Daniel MacCarthy | Ship of Fools

3 February - 4 March 2023
These are not nocturnes in the traditional romantic sense, here Samuel Palmer’s bucolic reclining figures are blinded by the spotlight of modernity.
MacCarthy’s paintings portray nettles glowing in headlights, figures toiling by torch light, man and nature within the eerie aspect of the crepuscule. These are not nocturnes in the traditional romantic sense, here Samuel Palmer’s bucolic reclining figures are blinded by the spotlight of modernity.  Metaphor and allegory have always been part of the language in Daniel MacCarthy’s paintings. MacCarthy’s semiotic language, depicting nettles and brambles, electric light and shovels, boats and parasols, symbolise hope and anxiety, entropy, the climate crisis and our relationship to our natural surroundings. Often this language becomes obscure, the metaphor being felt more than understood. “Weeds have always struck me as being analogous for the tenacity of nature and in that I see a redemptive quality, a glimpse of a hopeful future, even if man-made societies are in ruins. So too there is an aspect to these ‘unwanted’ plants that speaks to a duality inherent within all things. They bring to mind pain and neglect, as well as summer and renewal.”
The exhibition title Ship of Fools refers to Plato’s allegory for bad governance and is a nod to the Hieronymus Bosch painting of the same name. It addresses a sense that the least qualified people are always in charge. And yet is this the natural order of things? Has it always been so?
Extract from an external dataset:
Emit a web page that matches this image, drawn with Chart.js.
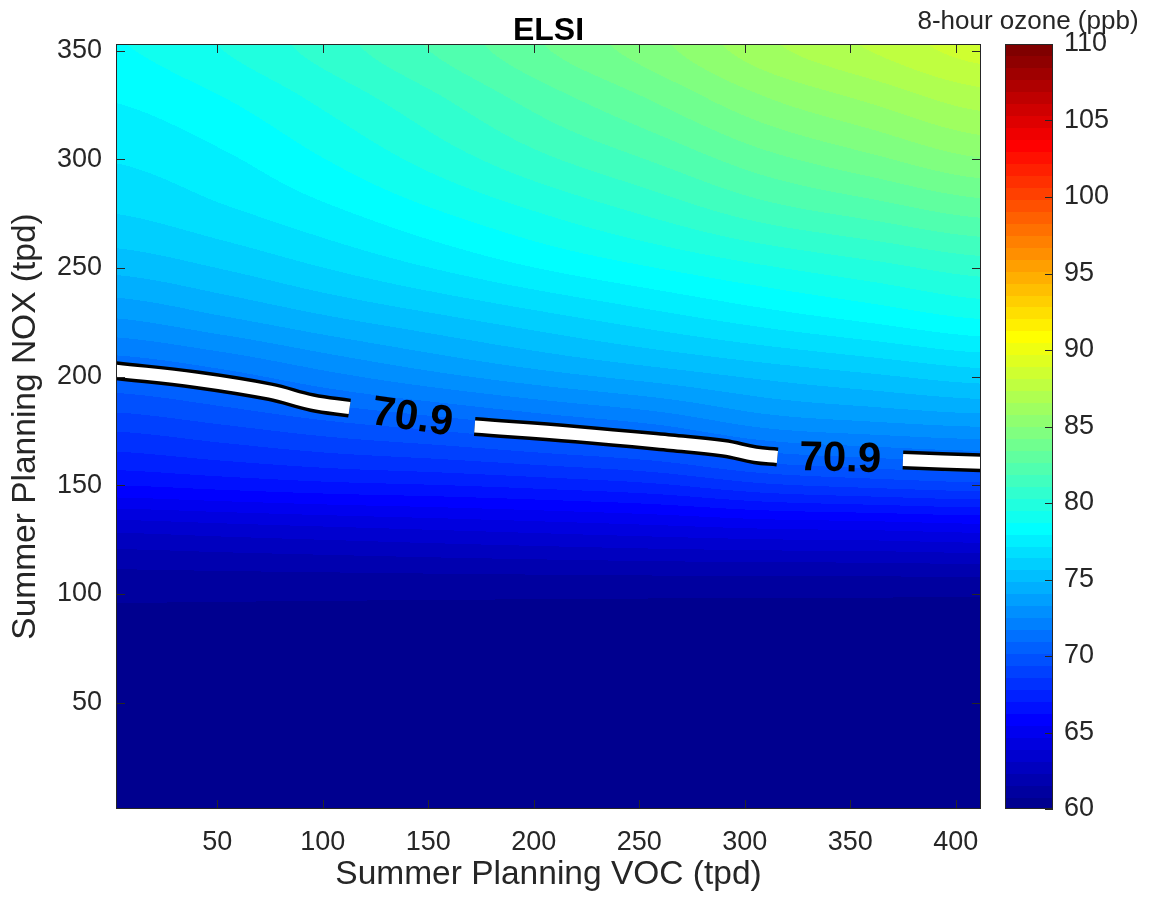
<!DOCTYPE html>
<html><head><meta charset="utf-8">
<script src="https://cdn.jsdelivr.net/npm/chart.js@4/dist/chart.umd.min.js"></script>
<style>html,body{margin:0;padding:0;background:#fff;}canvas{display:block;}</style>
</head><body>
<canvas id="c" width="1153" height="907"></canvas>
<script>
// ---- data ----
const vocGrid = [2, 53, 105, 156, 207, 258, 310, 361, 412];
const noxGrid = [1, 27, 52, 77, 102, 127, 152, 177, 202, 227, 252, 277, 302, 327, 353];
// ozone rows by NOX (bottom to top), columns by VOC
const ozoneRow001 = [60.4, 60.4, 60.4, 60.4, 60.4, 60.4, 60.4, 60.4, 60.4];
const ozoneRow027 = [60.4, 60.4, 60.4, 60.4, 60.4, 60.4, 60.4, 60.4, 60.4];
const ozoneRow052 = [60.5, 60.5, 60.5, 60.5, 60.5, 60.5, 60.5, 60.5, 60.5];
const ozoneRow077 = [60.6, 60.6, 60.6, 60.6, 60.6, 60.6, 60.6, 60.6, 60.6];
const ozoneRow102 = [61.0, 61.0, 61.0, 61.0, 61.0, 61.0, 61.0, 61.0, 61.0];
const ozoneRow127 = [63.0, 63.2, 63.4, 63.6, 63.8, 64.0, 64.2, 64.3, 64.5];
const ozoneRow152 = [66.5, 66.8, 67.1, 67.3, 67.6, 68.0, 68.8, 69.2, 69.5];
const ozoneRow177 = [68.8, 69.3, 69.9, 70.4, 71.0, 71.6, 72.6, 73.0, 73.3];
const ozoneRow202 = [71.0, 71.6, 72.5, 73.3, 74.0, 74.6, 75.2, 75.7, 76.2];
const ozoneRow227 = [73.3, 74.0, 74.8, 75.5, 76.2, 76.9, 77.6, 78.2, 78.8];
const ozoneRow252 = [75.2, 75.8, 76.6, 77.4, 78.2, 78.9, 79.6, 80.2, 80.8];
const ozoneRow277 = [76.5, 77.1, 77.9, 78.8, 79.7, 80.6, 81.6, 82.3, 83.0];
const ozoneRow302 = [77.3, 77.9, 78.9, 80.0, 81.1, 82.1, 83.3, 84.2, 85.1];
const ozoneRow327 = [78.0, 78.7, 79.8, 81.0, 82.3, 83.5, 84.9, 85.9, 86.9];
const ozoneRow353 = [78.7, 79.6, 80.8, 82.1, 83.5, 84.8, 86.4, 87.5, 88.6];
const ozone = [ozoneRow001, ozoneRow027, ozoneRow052, ozoneRow077, ozoneRow102, ozoneRow127,
  ozoneRow152, ozoneRow177, ozoneRow202, ozoneRow227, ozoneRow252, ozoneRow277,
  ozoneRow302, ozoneRow327, ozoneRow353];

const xTicks = [50, 100, 150, 200, 250, 300, 350, 400];
const yTicks = [50, 100, 150, 200, 250, 300, 350];
const cbTicks = [60, 65, 70, 75, 80, 85, 90, 95, 100, 105, 110];
const cbMin = 60, cbMax = 110, cbLevels = 64;

const contourLevel = 70.9;
// contour line (null = gap for the label)
const contourVOC = [2, 40, 75, 95, 112.7, 140, 172, 220, 265, 290, 305, 315.5, 345, 375, 412];
const contourNOX = [202.7, 198.5, 193, 188, 185.5, null, 177, 173.5, 169.5, 167, 164, 163, null, 161.6, 160.3];

// ---- helpers ----
const FONT = "'Liberation Sans', Arial, Helvetica, sans-serif";
function fracIndex(arr, v) {
  if (v <= arr[0]) return 0;
  if (v >= arr[arr.length - 1]) return arr.length - 1;
  let i = 0;
  while (i < arr.length - 2 && v > arr[i + 1]) i++;
  return i + (v - arr[i]) / (arr[i + 1] - arr[i]);
}
function cr(p0, p1, p2, p3, t) { // Catmull-Rom
  return p1 + 0.5 * t * (p2 - p0 + t * (2 * p0 - 5 * p1 + 4 * p2 - p3 + t * (3 * (p1 - p2) + p3 - p0)));
}
function gridVal(j, i) {
  j = Math.max(0, Math.min(noxGrid.length - 1, j));
  i = Math.max(0, Math.min(vocGrid.length - 1, i));
  return ozone[j][i];
}
function fieldAt(voc, nox) {
  const u = fracIndex(vocGrid, voc), w = fracIndex(noxGrid, nox);
  const i = Math.min(Math.floor(u), vocGrid.length - 2), j = Math.min(Math.floor(w), noxGrid.length - 2);
  const tu = u - i, tw = w - j;
  const rows = [];
  for (let m = -1; m <= 2; m++) {
    rows.push(cr(gridVal(j + m, i - 1), gridVal(j + m, i), gridVal(j + m, i + 1), gridVal(j + m, i + 2), tu));
  }
  return cr(rows[0], rows[1], rows[2], rows[3], tw);
}
function clamp01(v) { return v < 0 ? 0 : v > 1 ? 1 : v; }
function jet(k) { // k = 0..cbLevels-1, like MATLAB jet(64)
  const t = (k + 1) / cbLevels;
  return [clamp01(1.5 - Math.abs(4 * t - 3)), clamp01(1.5 - Math.abs(4 * t - 2)), clamp01(1.5 - Math.abs(4 * t - 1))]
    .map(v => Math.round(v * 255));
}
const jetTable = Array.from({length: cbLevels}, (_, k) => jet(k));
function levelOf(v) {
  let k = Math.floor((v - cbMin) / (cbMax - cbMin) * cbLevels);
  return k < 0 ? 0 : k >= cbLevels ? cbLevels - 1 : k;
}

const AX = '#262626';
const TICKLEN = 9;
const CB_GAP = 24, CB_W = 48, CB_TICK = 8;

const fieldPlugin = {
  id: 'field',
  beforeDatasetsDraw(chart) {
    const {ctx, chartArea: a, scales: {x, y}} = chart;
    const L = Math.round(a.left), T = Math.round(a.top);
    const W = Math.round(a.right) - L, H = Math.round(a.bottom) - T;
    const img = ctx.createImageData(W, H);
    const d = img.data;
    for (let j = 0; j < H; j++) {
      const nv = y.getValueForPixel(T + j + 0.5);
      for (let i = 0; i < W; i++) {
        const vv = x.getValueForPixel(L + i + 0.5);
        const c = jetTable[levelOf(fieldAt(vv, nv))];
        const p = (j * W + i) * 4;
        d[p] = c[0]; d[p + 1] = c[1]; d[p + 2] = c[2]; d[p + 3] = 255;
      }
    }
    ctx.putImageData(img, L, T);
  },
  afterDraw(chart) {
    const {ctx, chartArea: a, scales: {x, y, cb}} = chart;
    ctx.save();
    // title
    ctx.fillStyle = '#000';
    ctx.font = "bold 32px " + FONT;
    ctx.textAlign = 'center'; ctx.textBaseline = 'alphabetic';
    ctx.fillText('ELSI', (a.left + a.right) / 2, a.top - 4);

    // axes box + inward ticks
    ctx.strokeStyle = AX; ctx.lineWidth = 1;
    ctx.strokeRect(Math.round(a.left) + 0.5, Math.round(a.top) + 0.5, Math.round(a.right - a.left) - 1, Math.round(a.bottom - a.top) - 1);
    ctx.beginPath();
    xTicks.forEach(v => {
      const px = Math.round(x.getPixelForValue(v)) + 0.5;
      ctx.moveTo(px, a.bottom); ctx.lineTo(px, a.bottom - TICKLEN);
      ctx.moveTo(px, a.top); ctx.lineTo(px, a.top + TICKLEN);
    });
    yTicks.forEach(v => {
      const py = Math.round(y.getPixelForValue(v)) + 0.5;
      ctx.moveTo(a.left, py); ctx.lineTo(a.left + TICKLEN, py);
      ctx.moveTo(a.right, py); ctx.lineTo(a.right - TICKLEN, py);
    });
    ctx.stroke();

    // contour labels in the gaps
    ctx.fillStyle = '#000';
    ctx.font = "bold 42px " + FONT;
    ctx.textAlign = 'center'; ctx.textBaseline = 'middle';
    for (let i = 0; i < contourNOX.length; i++) {
      if (contourNOX[i] !== null) continue;
      const x0 = x.getPixelForValue(contourVOC[i - 1]), y0 = y.getPixelForValue(contourNOX[i - 1]);
      const x1 = x.getPixelForValue(contourVOC[i + 1]), y1 = y.getPixelForValue(contourNOX[i + 1]);
      ctx.save();
      ctx.translate((x0 + x1) / 2, (y0 + y1) / 2 + 1);
      ctx.rotate(Math.atan2(y1 - y0, x1 - x0));
      ctx.fillText(contourLevel.toFixed(1), 0, 0);
      ctx.restore();
    }

    // colorbar
    const cbL = Math.round(a.right) + CB_GAP;
    const step = (cbMax - cbMin) / cbLevels;
    for (let k = 0; k < cbLevels; k++) {
      const c = jetTable[k];
      const yTop = cb.getPixelForValue(cbMin + (k + 1) * step);
      const yBot = cb.getPixelForValue(cbMin + k * step);
      ctx.fillStyle = `rgb(${c[0]},${c[1]},${c[2]})`;
      ctx.fillRect(cbL, Math.floor(yTop), CB_W, Math.ceil(yBot) - Math.floor(yTop));
    }
    ctx.strokeStyle = AX; ctx.lineWidth = 1;
    ctx.strokeRect(cbL + 0.5, Math.round(cb.top) + 0.5, CB_W - 1, Math.round(cb.bottom - cb.top) - 1);
    ctx.beginPath();
    cbTicks.forEach(v => {
      const py = Math.round(cb.getPixelForValue(v)) + 0.5;
      ctx.moveTo(cbL + CB_W, py); ctx.lineTo(cbL + CB_W - CB_TICK, py);
    });
    ctx.stroke();
    ctx.fillStyle = AX;
    ctx.font = "26px " + FONT;
    ctx.textAlign = 'center'; ctx.textBaseline = 'middle';
    ctx.fillText('8-hour ozone (ppb)', cbL + CB_W / 2 - 1, 22);
    ctx.restore();
  }
};

const lineData = contourVOC.map((v, i) => ({x: v, y: contourNOX[i]}));
const noVertPad = s => { s.paddingTop = 0; s.paddingBottom = 0; };

new Chart(document.getElementById('c'), {
  type: 'line',
  data: {
    datasets: [
      {data: lineData, borderColor: '#ffffff', borderWidth: 12, pointRadius: 0, tension: 0.4,
        spanGaps: false, borderCapStyle: 'butt', borderJoinStyle: 'round', clip: 0, fill: false},
      {data: lineData, borderColor: '#000000', borderWidth: 19, pointRadius: 0, tension: 0.4,
        spanGaps: false, borderCapStyle: 'butt', borderJoinStyle: 'round', clip: 0, fill: false}
    ]
  },
  options: {
    responsive: false, animation: false, events: [],
    layout: {padding: {top: 44, left: 0, right: 0, bottom: 0}},
    plugins: {legend: {display: false}, tooltip: {enabled: false}, title: {display: false}},
    scales: {
      x: {
        type: 'linear', min: 2, max: 412,
        afterBuildTicks: s => { s.ticks = xTicks.map(v => ({value: v})); },
        afterFit: s => { s.height = 98; s.paddingLeft = 0; s.paddingRight = 0; },
        grid: {display: false, drawTicks: false}, border: {display: false},
        ticks: {color: AX, font: {family: FONT, size: 27}, padding: 17, maxRotation: 0, autoSkip: false},
        title: {display: true, text: 'Summer Planning VOC (tpd)', color: AX,
          font: {family: FONT, size: 33.5}, padding: {top: 0, bottom: 12}}
      },
      y: {
        type: 'linear', min: 1, max: 353,
        afterBuildTicks: s => { s.ticks = yTicks.map(v => ({value: v})); },
        afterFit: s => { s.width = 116; noVertPad(s); },
        grid: {display: false, drawTicks: false}, border: {display: false},
        ticks: {color: AX, font: {family: FONT, size: 27}, padding: 14, autoSkip: false},
        title: {display: true, text: 'Summer Planning NOX (tpd)', color: AX,
          font: {family: FONT, size: 33.5}, padding: {top: 6, bottom: 0}}
      },
      cb: {
        axis: 'y', position: 'right', type: 'linear', min: cbMin, max: cbMax,
        afterBuildTicks: s => { s.ticks = cbTicks.map(v => ({value: v})); },
        afterFit: s => { s.width = 172; noVertPad(s); },
        grid: {display: false, drawTicks: false}, border: {display: false},
        ticks: {color: AX, font: {family: FONT, size: 27}, padding: 83, autoSkip: false}
      }
    }
  },
  plugins: [fieldPlugin]
});
</script>
</body></html>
Certainly, the Bosch painting would suggest as much.
This political and philosophical back drop sits somewhere to one side of works that are as much about a love of riverbanks and warm summer nights as the societal schism in our dealings with the natural world and the consequent emotional fallout. 
 
MacCarthy studied at the Royal Drawing School in London and is a recipient of the Sidney Nolan Trust Resident Artist Award. His work is in the collections of Stella McCartney, London; Dumfries House, Scotland; The Peninsula Hotel, London (selected by Peter Marino); The Moritz-Heyman Collection, Tuscany; The Branca Collection in Milan. He has exhibited with Liliya Art Gallery, London; Hastings Contemporary; Galera San Soda, Milan.